Material supplied

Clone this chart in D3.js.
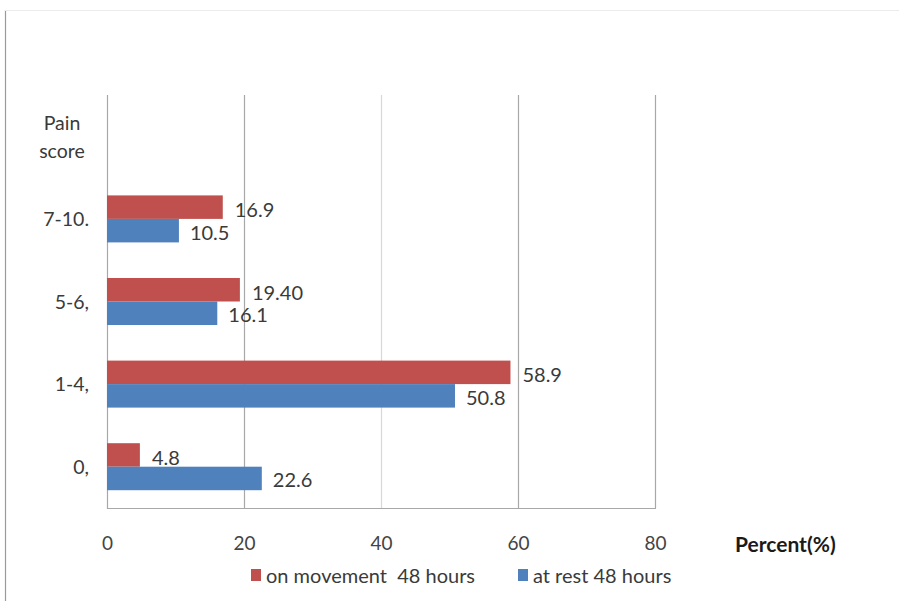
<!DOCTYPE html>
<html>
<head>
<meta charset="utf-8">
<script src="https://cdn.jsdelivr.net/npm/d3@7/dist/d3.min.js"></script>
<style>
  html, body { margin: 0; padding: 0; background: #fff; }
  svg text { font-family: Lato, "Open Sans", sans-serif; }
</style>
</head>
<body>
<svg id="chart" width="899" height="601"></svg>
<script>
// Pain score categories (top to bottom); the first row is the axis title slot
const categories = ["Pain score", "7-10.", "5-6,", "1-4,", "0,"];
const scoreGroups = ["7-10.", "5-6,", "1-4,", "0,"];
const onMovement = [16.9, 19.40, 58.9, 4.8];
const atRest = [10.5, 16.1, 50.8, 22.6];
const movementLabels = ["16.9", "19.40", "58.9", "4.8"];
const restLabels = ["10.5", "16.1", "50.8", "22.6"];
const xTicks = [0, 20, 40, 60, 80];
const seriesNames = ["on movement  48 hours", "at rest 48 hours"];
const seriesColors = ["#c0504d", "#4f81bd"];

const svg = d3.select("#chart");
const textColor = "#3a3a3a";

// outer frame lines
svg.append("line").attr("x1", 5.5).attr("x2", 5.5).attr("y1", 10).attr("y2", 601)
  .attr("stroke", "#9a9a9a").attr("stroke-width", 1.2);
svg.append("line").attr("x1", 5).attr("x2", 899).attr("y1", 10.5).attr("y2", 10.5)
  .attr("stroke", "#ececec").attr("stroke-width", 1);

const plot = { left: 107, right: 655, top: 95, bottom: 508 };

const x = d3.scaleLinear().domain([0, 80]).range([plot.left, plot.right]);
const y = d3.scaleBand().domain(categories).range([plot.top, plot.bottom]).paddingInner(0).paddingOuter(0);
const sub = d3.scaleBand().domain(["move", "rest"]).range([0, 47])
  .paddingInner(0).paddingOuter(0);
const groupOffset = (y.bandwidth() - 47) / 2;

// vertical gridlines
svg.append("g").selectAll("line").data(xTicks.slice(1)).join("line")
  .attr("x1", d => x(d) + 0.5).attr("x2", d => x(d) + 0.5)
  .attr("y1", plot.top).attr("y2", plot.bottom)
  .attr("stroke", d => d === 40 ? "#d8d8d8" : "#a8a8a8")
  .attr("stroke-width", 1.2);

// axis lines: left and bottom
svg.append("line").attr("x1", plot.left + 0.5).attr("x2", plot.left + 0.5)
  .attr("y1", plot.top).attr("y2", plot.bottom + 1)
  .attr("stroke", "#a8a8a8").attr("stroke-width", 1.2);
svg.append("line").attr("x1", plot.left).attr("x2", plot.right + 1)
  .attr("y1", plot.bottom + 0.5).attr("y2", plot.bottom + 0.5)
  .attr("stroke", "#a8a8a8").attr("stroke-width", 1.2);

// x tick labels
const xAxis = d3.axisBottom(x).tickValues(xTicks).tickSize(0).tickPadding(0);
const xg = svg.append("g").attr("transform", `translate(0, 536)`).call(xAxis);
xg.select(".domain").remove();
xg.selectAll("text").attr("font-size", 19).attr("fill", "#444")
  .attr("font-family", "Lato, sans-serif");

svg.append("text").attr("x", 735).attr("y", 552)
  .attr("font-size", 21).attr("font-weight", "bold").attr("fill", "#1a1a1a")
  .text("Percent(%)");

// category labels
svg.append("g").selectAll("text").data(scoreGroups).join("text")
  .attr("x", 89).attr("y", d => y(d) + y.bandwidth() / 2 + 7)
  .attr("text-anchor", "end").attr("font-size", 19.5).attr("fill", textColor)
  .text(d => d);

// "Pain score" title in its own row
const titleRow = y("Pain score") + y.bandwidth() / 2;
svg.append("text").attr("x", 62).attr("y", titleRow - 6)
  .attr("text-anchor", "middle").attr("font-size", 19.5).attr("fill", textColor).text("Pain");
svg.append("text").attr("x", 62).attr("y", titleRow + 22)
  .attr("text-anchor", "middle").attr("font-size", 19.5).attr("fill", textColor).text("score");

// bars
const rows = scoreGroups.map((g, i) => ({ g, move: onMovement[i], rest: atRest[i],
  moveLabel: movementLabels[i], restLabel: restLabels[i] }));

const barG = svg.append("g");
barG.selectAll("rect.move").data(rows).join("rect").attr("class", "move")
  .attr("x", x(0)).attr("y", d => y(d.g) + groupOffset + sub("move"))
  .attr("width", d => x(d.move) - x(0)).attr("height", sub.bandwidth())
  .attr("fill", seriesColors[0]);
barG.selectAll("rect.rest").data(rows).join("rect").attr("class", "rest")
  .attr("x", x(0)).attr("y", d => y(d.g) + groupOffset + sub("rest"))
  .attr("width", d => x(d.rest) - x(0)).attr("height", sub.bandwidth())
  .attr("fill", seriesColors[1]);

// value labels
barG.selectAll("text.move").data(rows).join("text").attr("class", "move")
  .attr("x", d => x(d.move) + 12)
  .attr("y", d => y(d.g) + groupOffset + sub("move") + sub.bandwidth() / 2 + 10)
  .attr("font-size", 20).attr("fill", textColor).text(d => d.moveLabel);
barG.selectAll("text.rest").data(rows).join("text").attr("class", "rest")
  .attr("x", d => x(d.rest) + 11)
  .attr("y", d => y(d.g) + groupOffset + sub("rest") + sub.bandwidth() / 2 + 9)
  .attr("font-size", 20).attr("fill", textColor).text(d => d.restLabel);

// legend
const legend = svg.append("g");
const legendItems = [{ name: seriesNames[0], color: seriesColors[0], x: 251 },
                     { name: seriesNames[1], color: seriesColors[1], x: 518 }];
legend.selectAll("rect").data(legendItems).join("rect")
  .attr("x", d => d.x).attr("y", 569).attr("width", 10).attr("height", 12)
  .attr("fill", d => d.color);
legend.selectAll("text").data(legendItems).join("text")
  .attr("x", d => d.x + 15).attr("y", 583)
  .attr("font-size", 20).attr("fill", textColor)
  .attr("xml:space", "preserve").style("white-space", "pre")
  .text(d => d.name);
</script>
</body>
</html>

--

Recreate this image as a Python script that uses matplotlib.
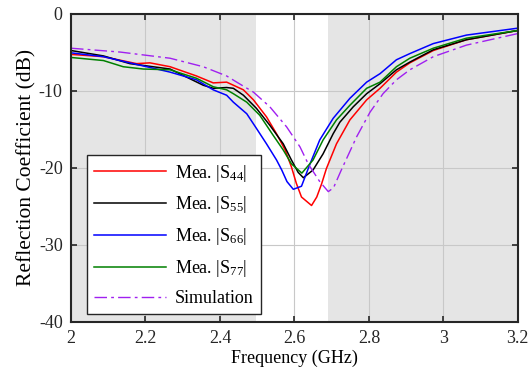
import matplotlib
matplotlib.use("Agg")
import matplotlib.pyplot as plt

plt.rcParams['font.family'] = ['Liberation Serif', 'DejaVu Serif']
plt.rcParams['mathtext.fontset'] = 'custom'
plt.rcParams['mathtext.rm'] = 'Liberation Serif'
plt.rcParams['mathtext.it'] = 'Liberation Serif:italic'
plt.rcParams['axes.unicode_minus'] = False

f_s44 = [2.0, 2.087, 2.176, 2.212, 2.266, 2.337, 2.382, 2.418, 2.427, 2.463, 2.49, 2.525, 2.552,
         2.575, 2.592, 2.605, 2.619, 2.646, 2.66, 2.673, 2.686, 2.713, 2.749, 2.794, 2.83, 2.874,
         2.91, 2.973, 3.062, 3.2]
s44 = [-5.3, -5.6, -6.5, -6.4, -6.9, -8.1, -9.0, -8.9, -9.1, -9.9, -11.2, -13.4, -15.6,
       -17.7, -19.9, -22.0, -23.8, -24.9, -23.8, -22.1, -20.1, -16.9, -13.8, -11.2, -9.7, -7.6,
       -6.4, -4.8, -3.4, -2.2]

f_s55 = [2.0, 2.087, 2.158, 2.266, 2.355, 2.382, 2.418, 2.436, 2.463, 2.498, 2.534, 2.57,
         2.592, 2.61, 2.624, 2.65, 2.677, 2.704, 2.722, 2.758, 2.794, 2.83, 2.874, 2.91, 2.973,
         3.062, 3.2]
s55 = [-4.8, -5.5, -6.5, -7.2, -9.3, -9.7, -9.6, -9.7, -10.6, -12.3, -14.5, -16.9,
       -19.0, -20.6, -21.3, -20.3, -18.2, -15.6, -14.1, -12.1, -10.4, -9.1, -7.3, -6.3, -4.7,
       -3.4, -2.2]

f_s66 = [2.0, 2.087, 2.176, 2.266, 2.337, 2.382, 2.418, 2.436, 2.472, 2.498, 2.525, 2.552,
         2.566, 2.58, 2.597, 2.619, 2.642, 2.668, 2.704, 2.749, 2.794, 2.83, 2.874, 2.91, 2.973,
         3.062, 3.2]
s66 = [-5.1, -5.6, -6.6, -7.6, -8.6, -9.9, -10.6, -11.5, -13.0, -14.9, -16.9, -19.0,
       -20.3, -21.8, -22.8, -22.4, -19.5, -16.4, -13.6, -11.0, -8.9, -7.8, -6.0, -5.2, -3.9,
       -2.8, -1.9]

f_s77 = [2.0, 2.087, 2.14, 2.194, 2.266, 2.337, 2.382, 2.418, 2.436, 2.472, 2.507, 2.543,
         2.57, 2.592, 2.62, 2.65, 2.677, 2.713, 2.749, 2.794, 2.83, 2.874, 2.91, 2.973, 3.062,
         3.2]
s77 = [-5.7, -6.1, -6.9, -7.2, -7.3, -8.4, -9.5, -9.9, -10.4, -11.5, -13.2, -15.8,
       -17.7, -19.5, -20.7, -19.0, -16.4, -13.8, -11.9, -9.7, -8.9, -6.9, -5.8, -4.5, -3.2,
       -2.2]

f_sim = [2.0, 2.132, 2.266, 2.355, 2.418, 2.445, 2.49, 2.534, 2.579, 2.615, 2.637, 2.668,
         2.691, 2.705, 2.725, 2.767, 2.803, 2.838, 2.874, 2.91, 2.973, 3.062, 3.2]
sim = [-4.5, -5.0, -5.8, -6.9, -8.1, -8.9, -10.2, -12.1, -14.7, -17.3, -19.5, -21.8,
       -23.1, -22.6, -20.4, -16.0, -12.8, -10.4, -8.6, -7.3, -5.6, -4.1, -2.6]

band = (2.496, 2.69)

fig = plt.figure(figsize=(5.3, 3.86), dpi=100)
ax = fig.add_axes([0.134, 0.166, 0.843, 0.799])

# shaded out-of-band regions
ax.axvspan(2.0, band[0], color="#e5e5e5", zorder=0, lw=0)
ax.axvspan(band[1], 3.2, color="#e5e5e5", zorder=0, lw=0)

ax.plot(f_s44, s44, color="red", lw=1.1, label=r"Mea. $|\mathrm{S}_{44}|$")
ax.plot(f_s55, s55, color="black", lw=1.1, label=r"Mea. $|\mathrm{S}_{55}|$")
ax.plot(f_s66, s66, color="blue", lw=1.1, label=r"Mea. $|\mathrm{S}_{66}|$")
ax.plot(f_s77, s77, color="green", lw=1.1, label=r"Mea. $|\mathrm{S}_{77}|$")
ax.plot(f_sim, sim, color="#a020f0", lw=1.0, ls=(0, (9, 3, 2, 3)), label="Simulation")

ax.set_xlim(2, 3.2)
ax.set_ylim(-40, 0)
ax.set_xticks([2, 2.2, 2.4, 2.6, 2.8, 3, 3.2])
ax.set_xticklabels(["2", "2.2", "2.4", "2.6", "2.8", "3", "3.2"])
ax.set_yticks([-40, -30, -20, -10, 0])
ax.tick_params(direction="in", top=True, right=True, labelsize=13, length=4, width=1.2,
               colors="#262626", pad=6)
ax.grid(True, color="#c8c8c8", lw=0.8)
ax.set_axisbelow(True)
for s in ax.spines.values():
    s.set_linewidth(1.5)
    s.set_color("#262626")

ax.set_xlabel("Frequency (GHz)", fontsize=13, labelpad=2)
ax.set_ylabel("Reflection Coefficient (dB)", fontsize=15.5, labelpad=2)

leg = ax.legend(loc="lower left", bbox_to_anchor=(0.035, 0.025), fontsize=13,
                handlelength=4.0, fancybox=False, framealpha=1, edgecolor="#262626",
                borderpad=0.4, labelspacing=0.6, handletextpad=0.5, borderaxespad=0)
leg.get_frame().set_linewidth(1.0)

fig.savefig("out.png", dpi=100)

Goal of the exercise
Count each line of the entries that holds the word "script", then state the total and nothing more.

Solved exercise
4